Consider clustering customer data for market segmentation. A good clustering solution would have customers within each segment being very similar (low WCSS, high Silhouette score), and segments being clearly distinct from each other (high Calinski-Harabasz index, low Davies-Bouldin index). If you are segmenting customers by purchasing behavior, low WCSS and high Silhouette means customers within a cluster have very similar purchasing patterns. High Calinski-Harabasz means the segments based on average purchasing pattern of a segment are well-separated.
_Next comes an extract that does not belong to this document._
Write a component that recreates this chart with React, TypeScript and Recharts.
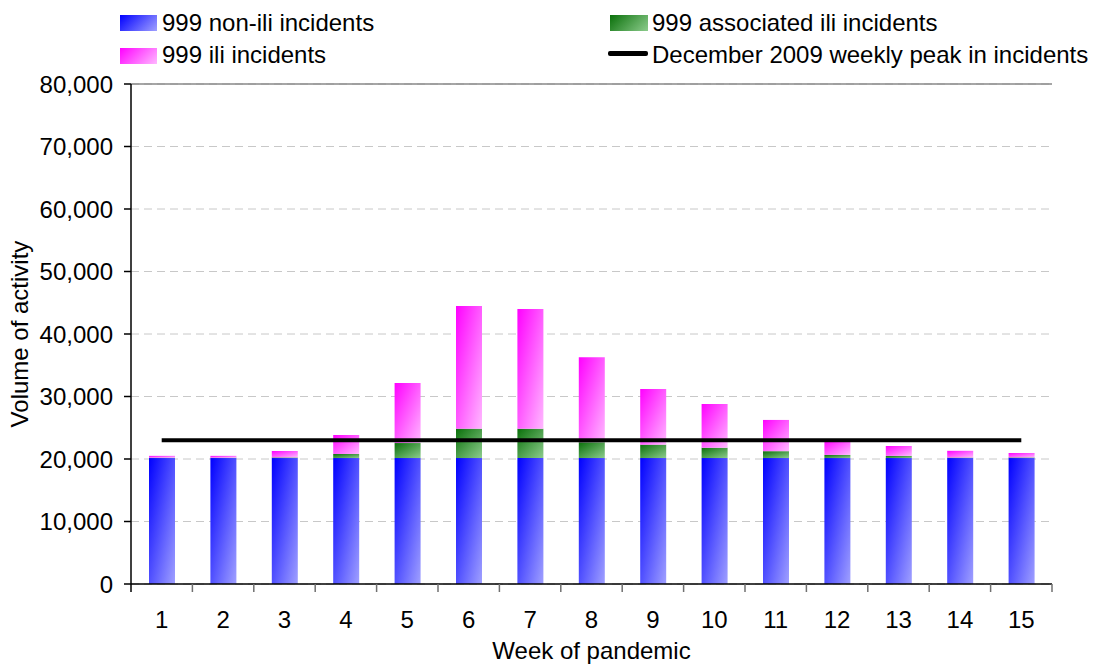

Business context should complement metrics, as high separation and good compactness according to metrics alone may not necessarily correspond to meaningful or actionable customer segments.

Code Implementation

import numpy as np
import matplotlib.pyplot as plt
from sklearn.cluster import KMeans
from sklearn.metrics import silhouette_score, calinski_harabasz_score, davies_bouldin_score
from sklearn.datasets import make_blobs

# Generate sample data
X, _ = make_blobs(n_samples=300, centers=4, cluster_std=0.60, random_state=0)

# Perform k-means clustering (assuming we know k=4 from prior analysis)
kmeans = KMeans(n_clusters=4, random_state=42).fit(X)
labels = kmeans.labels_

# 1. WCSS (Inertia)
wcss = kmeans.inertia_
print(f"WCSS: {wcss}")

# 2. Silhouette Score
silhouette_avg = silhouette_score(X, labels)
print(f"Silhouette Score: {silhouette_avg}")

# 3. Calinski-Harabasz Index
ch_score = calinski_harabasz_score(X, labels)
print(f"Calinski-Harabasz Index: {ch_score}")

# 4. Davies-Bouldin Index
db_score = davies_bouldin_score(X, labels)
print(f"Davies-Bouldin Index: {db_score}")

# Visualize the clusters
plt.scatter(X[:, 0], X[:, 1], c=labels, s=50, cmap='viridis')
plt.title("K-means Clustering")
plt.show()

# Evaluate for Different k values:
# For example, evaluate for a range from k=2 to k=10 to see the changes
wcss_values = []
silhouette_scores = []
ch_scores = []
db_scores = []

k_values = range(2, 11)
for k in k_values:
    kmeans = KMeans(n_clusters=k, init='k-means++', random_state=42)
    kmeans.fit(X)
    labels = kmeans.labels_

    # Calculate and append the metrics
    wcss_values.append(kmeans.inertia_)
    silhouette_scores.append(silhouette_score(X, labels))
    ch_scores.append(calinski_harabasz_score(X, labels))
    db_scores.append(davies_bouldin_score(X, labels))

# Plot the metrics for different k values
fig, axs = plt.subplots(2, 2, figsize=(12, 8))
axs[0, 0].plot(k_values, wcss_values, marker='o')
axs[0, 0].set_title('WCSS (Elbow Method)')

axs[0, 1].plot(k_values, silhouette_scores, marker='o')
axs[0, 1].set_title('Silhouette Coefficient')

axs[1, 0].plot(k_values, ch_scores, marker='o')
axs[1, 0].set_title('Calinski-Harabasz Index')

axs[1, 1].plot(k_values, db_scores, marker='o')
axs[1, 1].set_title('Davies-Bouldin Index')

for ax in axs.flat:
    ax.set(xlabel='Number of Clusters (k)', ylabel='Score')
    ax.grid(True)

plt.tight_layout()  # Prevents overlapping labels/titles
plt.show()

Related Concepts

Choosing k in k-means: Determining the appropriate number of clusters is a crucial step before evaluating the clustering itself. Methods like the Elbow method, Silhouette analysis, and the Gap statistic can be used. Follow-up: Explain methods used for selecting best K for k-means clustering.
Clustering Tendency: Assess whether the data is suitable for clustering before applying k-means. Visualizations and statistical tests can be used.
Different Clustering Algorithms: Compare and contrast k-means with other clustering algorithms like hierarchical clustering, DBSCAN, and Gaussian Mixture Models. Follow-up questions: Discuss different clustering algorithms, their pros and cons, application areas, evaluation methods.
Data Preprocessing: Scaling and normalizing data can affect the performance of k-means.